**Short exercise**. In the listing below, find the line with "colors = ['k', 'b', 'r', 'g', 'c', 'y']", then repeat exactly every line from the top through that one.

**Source material**.
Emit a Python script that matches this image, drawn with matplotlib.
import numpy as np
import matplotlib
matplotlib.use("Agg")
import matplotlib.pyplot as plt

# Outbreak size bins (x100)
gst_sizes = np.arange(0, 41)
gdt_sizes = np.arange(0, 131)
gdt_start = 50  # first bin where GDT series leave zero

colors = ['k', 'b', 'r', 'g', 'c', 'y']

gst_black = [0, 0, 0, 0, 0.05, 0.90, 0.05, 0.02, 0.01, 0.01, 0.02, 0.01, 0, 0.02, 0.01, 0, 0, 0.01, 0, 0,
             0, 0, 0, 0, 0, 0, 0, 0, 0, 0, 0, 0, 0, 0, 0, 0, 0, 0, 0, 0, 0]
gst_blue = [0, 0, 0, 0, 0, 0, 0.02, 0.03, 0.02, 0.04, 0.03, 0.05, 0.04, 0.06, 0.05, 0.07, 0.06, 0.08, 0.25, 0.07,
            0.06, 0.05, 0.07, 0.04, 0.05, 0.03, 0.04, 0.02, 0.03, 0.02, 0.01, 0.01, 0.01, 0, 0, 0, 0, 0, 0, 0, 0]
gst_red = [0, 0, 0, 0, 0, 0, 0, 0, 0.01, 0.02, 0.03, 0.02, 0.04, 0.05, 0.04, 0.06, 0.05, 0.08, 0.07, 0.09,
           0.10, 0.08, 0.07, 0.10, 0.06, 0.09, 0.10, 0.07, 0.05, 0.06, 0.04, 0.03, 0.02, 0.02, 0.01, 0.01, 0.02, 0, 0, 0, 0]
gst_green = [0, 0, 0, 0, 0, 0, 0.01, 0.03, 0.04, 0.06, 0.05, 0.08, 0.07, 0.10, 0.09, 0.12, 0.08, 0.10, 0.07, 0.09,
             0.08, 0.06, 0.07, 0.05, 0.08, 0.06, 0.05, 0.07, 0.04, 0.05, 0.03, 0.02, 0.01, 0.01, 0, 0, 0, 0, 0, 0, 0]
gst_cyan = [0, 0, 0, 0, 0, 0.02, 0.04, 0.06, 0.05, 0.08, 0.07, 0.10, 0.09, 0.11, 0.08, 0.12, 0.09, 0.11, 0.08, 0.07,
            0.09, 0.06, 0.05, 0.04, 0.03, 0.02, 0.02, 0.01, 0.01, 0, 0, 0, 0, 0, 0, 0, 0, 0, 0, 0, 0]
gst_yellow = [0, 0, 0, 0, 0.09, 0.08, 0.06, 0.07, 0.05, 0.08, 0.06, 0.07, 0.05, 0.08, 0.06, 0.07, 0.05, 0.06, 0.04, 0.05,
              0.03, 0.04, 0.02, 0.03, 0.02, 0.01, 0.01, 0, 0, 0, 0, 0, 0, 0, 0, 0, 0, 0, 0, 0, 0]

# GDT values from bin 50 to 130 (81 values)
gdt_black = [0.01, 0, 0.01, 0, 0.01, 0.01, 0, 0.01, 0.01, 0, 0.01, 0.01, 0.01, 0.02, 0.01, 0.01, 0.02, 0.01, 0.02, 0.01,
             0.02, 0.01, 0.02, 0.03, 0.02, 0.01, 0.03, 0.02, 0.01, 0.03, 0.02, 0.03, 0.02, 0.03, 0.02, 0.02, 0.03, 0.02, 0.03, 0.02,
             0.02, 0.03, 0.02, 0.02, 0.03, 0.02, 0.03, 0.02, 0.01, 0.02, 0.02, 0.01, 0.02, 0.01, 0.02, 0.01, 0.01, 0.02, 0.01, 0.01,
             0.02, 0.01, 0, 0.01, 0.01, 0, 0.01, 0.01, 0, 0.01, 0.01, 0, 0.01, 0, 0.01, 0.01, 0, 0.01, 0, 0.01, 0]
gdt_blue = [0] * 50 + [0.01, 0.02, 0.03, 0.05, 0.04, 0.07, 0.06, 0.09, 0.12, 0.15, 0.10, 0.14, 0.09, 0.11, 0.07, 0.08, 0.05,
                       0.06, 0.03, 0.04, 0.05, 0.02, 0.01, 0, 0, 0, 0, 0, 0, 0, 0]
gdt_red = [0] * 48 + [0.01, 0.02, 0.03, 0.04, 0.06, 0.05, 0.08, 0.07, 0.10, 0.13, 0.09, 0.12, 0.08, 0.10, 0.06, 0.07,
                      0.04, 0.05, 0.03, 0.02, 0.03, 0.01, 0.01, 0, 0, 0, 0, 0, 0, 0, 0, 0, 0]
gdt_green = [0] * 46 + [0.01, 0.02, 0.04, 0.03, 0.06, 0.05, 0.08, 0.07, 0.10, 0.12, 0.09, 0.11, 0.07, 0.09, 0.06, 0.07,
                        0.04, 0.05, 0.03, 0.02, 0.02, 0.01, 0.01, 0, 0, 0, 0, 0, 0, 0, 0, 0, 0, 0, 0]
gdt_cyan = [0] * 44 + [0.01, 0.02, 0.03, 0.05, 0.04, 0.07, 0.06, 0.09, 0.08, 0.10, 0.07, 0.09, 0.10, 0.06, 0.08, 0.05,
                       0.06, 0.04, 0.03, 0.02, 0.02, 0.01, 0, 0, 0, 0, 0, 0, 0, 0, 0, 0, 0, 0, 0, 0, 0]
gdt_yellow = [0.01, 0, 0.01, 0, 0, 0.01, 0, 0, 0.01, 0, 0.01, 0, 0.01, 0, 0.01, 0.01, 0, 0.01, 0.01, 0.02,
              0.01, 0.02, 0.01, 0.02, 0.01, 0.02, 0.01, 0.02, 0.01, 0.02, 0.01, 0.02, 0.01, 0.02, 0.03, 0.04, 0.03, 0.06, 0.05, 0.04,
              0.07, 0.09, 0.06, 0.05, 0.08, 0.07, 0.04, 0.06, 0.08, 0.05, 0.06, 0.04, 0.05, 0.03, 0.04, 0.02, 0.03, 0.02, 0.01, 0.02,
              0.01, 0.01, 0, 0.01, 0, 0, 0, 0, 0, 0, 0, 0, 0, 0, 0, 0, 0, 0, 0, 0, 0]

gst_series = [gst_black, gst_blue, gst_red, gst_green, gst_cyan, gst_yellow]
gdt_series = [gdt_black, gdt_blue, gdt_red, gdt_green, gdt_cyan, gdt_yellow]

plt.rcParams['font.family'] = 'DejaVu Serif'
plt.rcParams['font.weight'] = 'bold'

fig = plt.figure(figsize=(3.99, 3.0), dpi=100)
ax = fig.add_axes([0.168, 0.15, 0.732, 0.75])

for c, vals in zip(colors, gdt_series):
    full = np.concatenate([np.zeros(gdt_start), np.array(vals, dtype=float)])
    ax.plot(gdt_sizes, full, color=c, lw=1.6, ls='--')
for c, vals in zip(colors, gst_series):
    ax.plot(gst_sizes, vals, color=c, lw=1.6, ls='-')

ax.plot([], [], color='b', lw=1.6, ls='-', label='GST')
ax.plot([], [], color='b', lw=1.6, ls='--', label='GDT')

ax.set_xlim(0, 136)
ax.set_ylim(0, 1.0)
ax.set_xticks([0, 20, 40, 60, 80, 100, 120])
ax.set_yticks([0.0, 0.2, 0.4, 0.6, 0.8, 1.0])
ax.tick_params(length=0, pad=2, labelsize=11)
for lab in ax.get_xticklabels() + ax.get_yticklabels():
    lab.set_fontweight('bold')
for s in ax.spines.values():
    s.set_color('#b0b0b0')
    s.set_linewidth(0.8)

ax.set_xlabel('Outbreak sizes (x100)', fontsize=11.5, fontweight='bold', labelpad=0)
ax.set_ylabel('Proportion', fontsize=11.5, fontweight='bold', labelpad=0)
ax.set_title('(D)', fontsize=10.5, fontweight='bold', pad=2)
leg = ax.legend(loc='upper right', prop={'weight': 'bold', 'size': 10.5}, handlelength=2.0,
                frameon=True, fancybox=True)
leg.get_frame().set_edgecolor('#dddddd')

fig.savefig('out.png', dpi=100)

**Solution to the problem**.
Emit a Python script that matches this image, drawn with matplotlib.
import numpy as np
import matplotlib
matplotlib.use("Agg")
import matplotlib.pyplot as plt

# Outbreak size bins (x100)
gst_sizes = np.arange(0, 41)
gdt_sizes = np.arange(0, 131)
gdt_start = 50  # first bin where GDT series leave zero

colors = ['k', 'b', 'r', 'g', 'c', 'y']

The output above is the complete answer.